Exercise prompt.
Reproduce the listing below word for word, with no pictures.
--- START ---
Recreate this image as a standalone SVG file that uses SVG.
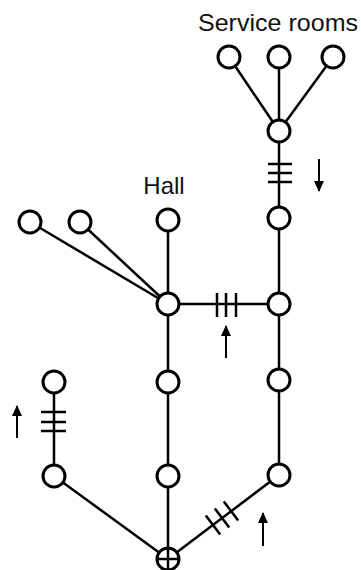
<svg xmlns="http://www.w3.org/2000/svg" width="361" height="570" viewBox="0 0 361 570">
<style>
.e{stroke:#000;stroke-width:2.5;fill:none}
.t{stroke:#000;stroke-width:2.5;fill:none}
.a{stroke:#000;stroke-width:2;fill:none}
.n{fill:#fff;stroke:#000;stroke-width:3}
.lbl{font-family:"Liberation Sans",Arial,sans-serif;font-size:24px;fill:#111}
</style>
<defs>
<marker id="ah" markerWidth="12" markerHeight="12" refX="10" refY="5.5" orient="auto" markerUnits="userSpaceOnUse">
<path d="M0,0.5 L11,5.5 L0,10.5 Z" fill="#000"/>
</marker>
</defs>
<rect width="361" height="570" fill="#fff"/>
<g id="connectors">
<line class="e" x1="229" y1="57" x2="279" y2="131"/>
<line class="e" x1="279" y1="57" x2="279" y2="131"/>
<line class="e" x1="333" y1="57" x2="279" y2="131"/>
<line class="e" x1="279" y1="131" x2="279" y2="218"/>
<line class="e" x1="279" y1="218" x2="279" y2="304"/>
<line class="e" x1="279" y1="304" x2="279" y2="380"/>
<line class="e" x1="279" y1="380" x2="279" y2="475"/>
<line class="e" x1="279" y1="475" x2="168" y2="559"/>
<line class="e" x1="168" y1="304" x2="279" y2="304"/>
<line class="e" x1="168" y1="304" x2="168" y2="220"/>
<line class="e" x1="168" y1="304" x2="30" y2="222"/>
<line class="e" x1="168" y1="304" x2="80" y2="222"/>
<line class="e" x1="168" y1="304" x2="168" y2="382"/>
<line class="e" x1="168" y1="382" x2="168" y2="476"/>
<line class="e" x1="168" y1="476" x2="168" y2="559"/>
<line class="e" x1="54" y1="382" x2="54" y2="476"/>
<line class="e" x1="54" y1="476" x2="168" y2="559"/>
<!-- tick marks -->
<path class="t" d="M268,164 H292 M268,173 H292 M268,182 H292"/>
<path class="t" d="M217,293 V317 M226,293 V317 M236,293 V317"/>
<path class="t" d="M41,412 H66 M41,422 H66 M41,431 H66"/>
<path class="t" d="M205.8,515.4 L220.2,534.6 M214.8,508.4 L229.2,527.6 M223.8,501.4 L238.2,520.6"/>
<!-- direction arrows -->
<line class="a" x1="319" y1="159" x2="319" y2="191" marker-end="url(#ah)"/>
<line class="a" x1="226" y1="358" x2="226" y2="326" marker-end="url(#ah)"/>
<line class="a" x1="17" y1="438" x2="17" y2="406" marker-end="url(#ah)"/>
<line class="a" x1="263" y1="546" x2="263" y2="513" marker-end="url(#ah)"/>
</g>
<g id="s1"><circle class="n" cx="229" cy="57" r="11"/></g>
<g id="s2"><circle class="n" cx="279" cy="57" r="11"/></g>
<g id="s3"><circle class="n" cx="333" cy="57" r="11"/></g>
<g id="hub"><circle class="n" cx="279" cy="131" r="11"/></g>
<g id="r1"><circle class="n" cx="279" cy="218" r="11"/></g>
<g id="jR"><circle class="n" cx="279" cy="304" r="11"/></g>
<g id="r2"><circle class="n" cx="279" cy="380" r="11"/></g>
<g id="r3"><circle class="n" cx="279" cy="475" r="11"/></g>
<g id="hall"><circle class="n" cx="168" cy="220" r="11"/></g>
<g id="l1"><circle class="n" cx="30" cy="222" r="11"/></g>
<g id="l2"><circle class="n" cx="80" cy="222" r="11"/></g>
<g id="jL"><circle class="n" cx="168" cy="304" r="11"/></g>
<g id="m1"><circle class="n" cx="168" cy="382" r="11"/></g>
<g id="m2"><circle class="n" cx="168" cy="476" r="11"/></g>
<g id="a1"><circle class="n" cx="54" cy="382" r="11"/></g>
<g id="a2"><circle class="n" cx="54" cy="476" r="11"/></g>
<g id="root"><circle class="n" cx="168" cy="559" r="11"/><path class="t" d="M157,559 H179 M168,548 V570"/></g>
<g id="labels">
<text class="lbl" x="278" y="31" text-anchor="middle" textLength="160" lengthAdjust="spacingAndGlyphs">Service rooms</text>
<text class="lbl" x="164" y="194" text-anchor="middle">Hall</text>
</g>
</svg>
--- END ---
Completed task.
Recreate this image as a standalone SVG file that uses SVG.
<svg xmlns="http://www.w3.org/2000/svg" width="361" height="570" viewBox="0 0 361 570">
<style>
.e{stroke:#000;stroke-width:2.5;fill:none}
.t{stroke:#000;stroke-width:2.5;fill:none}
.a{stroke:#000;stroke-width:2;fill:none}
.n{fill:#fff;stroke:#000;stroke-width:3}
.lbl{font-family:"Liberation Sans",Arial,sans-serif;font-size:24px;fill:#111}
</style>
<defs>
<marker id="ah" markerWidth="12" markerHeight="12" refX="10" refY="5.5" orient="auto" markerUnits="userSpaceOnUse">
<path d="M0,0.5 L11,5.5 L0,10.5 Z" fill="#000"/>
</marker>
</defs>
<rect width="361" height="570" fill="#fff"/>
<g id="connectors">
<line class="e" x1="229" y1="57" x2="279" y2="131"/>
<line class="e" x1="279" y1="57" x2="279" y2="131"/>
<line class="e" x1="333" y1="57" x2="279" y2="131"/>
<line class="e" x1="279" y1="131" x2="279" y2="218"/>
<line class="e" x1="279" y1="218" x2="279" y2="304"/>
<line class="e" x1="279" y1="304" x2="279" y2="380"/>
<line class="e" x1="279" y1="380" x2="279" y2="475"/>
<line class="e" x1="279" y1="475" x2="168" y2="559"/>
<line class="e" x1="168" y1="304" x2="279" y2="304"/>
<line class="e" x1="168" y1="304" x2="168" y2="220"/>
<line class="e" x1="168" y1="304" x2="30" y2="222"/>
<line class="e" x1="168" y1="304" x2="80" y2="222"/>
<line class="e" x1="168" y1="304" x2="168" y2="382"/>
<line class="e" x1="168" y1="382" x2="168" y2="476"/>
<line class="e" x1="168" y1="476" x2="168" y2="559"/>
<line class="e" x1="54" y1="382" x2="54" y2="476"/>
<line class="e" x1="54" y1="476" x2="168" y2="559"/>
<!-- tick marks -->
<path class="t" d="M268,164 H292 M268,173 H292 M268,182 H292"/>
<path class="t" d="M217,293 V317 M226,293 V317 M236,293 V317"/>
<path class="t" d="M41,412 H66 M41,422 H66 M41,431 H66"/>
<path class="t" d="M205.8,515.4 L220.2,534.6 M214.8,508.4 L229.2,527.6 M223.8,501.4 L238.2,520.6"/>
<!-- direction arrows -->
<line class="a" x1="319" y1="159" x2="319" y2="191" marker-end="url(#ah)"/>
<line class="a" x1="226" y1="358" x2="226" y2="326" marker-end="url(#ah)"/>
<line class="a" x1="17" y1="438" x2="17" y2="406" marker-end="url(#ah)"/>
<line class="a" x1="263" y1="546" x2="263" y2="513" marker-end="url(#ah)"/>
</g>
<g id="s1"><circle class="n" cx="229" cy="57" r="11"/></g>
<g id="s2"><circle class="n" cx="279" cy="57" r="11"/></g>
<g id="s3"><circle class="n" cx="333" cy="57" r="11"/></g>
<g id="hub"><circle class="n" cx="279" cy="131" r="11"/></g>
<g id="r1"><circle class="n" cx="279" cy="218" r="11"/></g>
<g id="jR"><circle class="n" cx="279" cy="304" r="11"/></g>
<g id="r2"><circle class="n" cx="279" cy="380" r="11"/></g>
<g id="r3"><circle class="n" cx="279" cy="475" r="11"/></g>
<g id="hall"><circle class="n" cx="168" cy="220" r="11"/></g>
<g id="l1"><circle class="n" cx="30" cy="222" r="11"/></g>
<g id="l2"><circle class="n" cx="80" cy="222" r="11"/></g>
<g id="jL"><circle class="n" cx="168" cy="304" r="11"/></g>
<g id="m1"><circle class="n" cx="168" cy="382" r="11"/></g>
<g id="m2"><circle class="n" cx="168" cy="476" r="11"/></g>
<g id="a1"><circle class="n" cx="54" cy="382" r="11"/></g>
<g id="a2"><circle class="n" cx="54" cy="476" r="11"/></g>
<g id="root"><circle class="n" cx="168" cy="559" r="11"/><path class="t" d="M157,559 H179 M168,548 V570"/></g>
<g id="labels">
<text class="lbl" x="278" y="31" text-anchor="middle" textLength="160" lengthAdjust="spacingAndGlyphs">Service rooms</text>
<text class="lbl" x="164" y="194" text-anchor="middle">Hall</text>
</g>
</svg>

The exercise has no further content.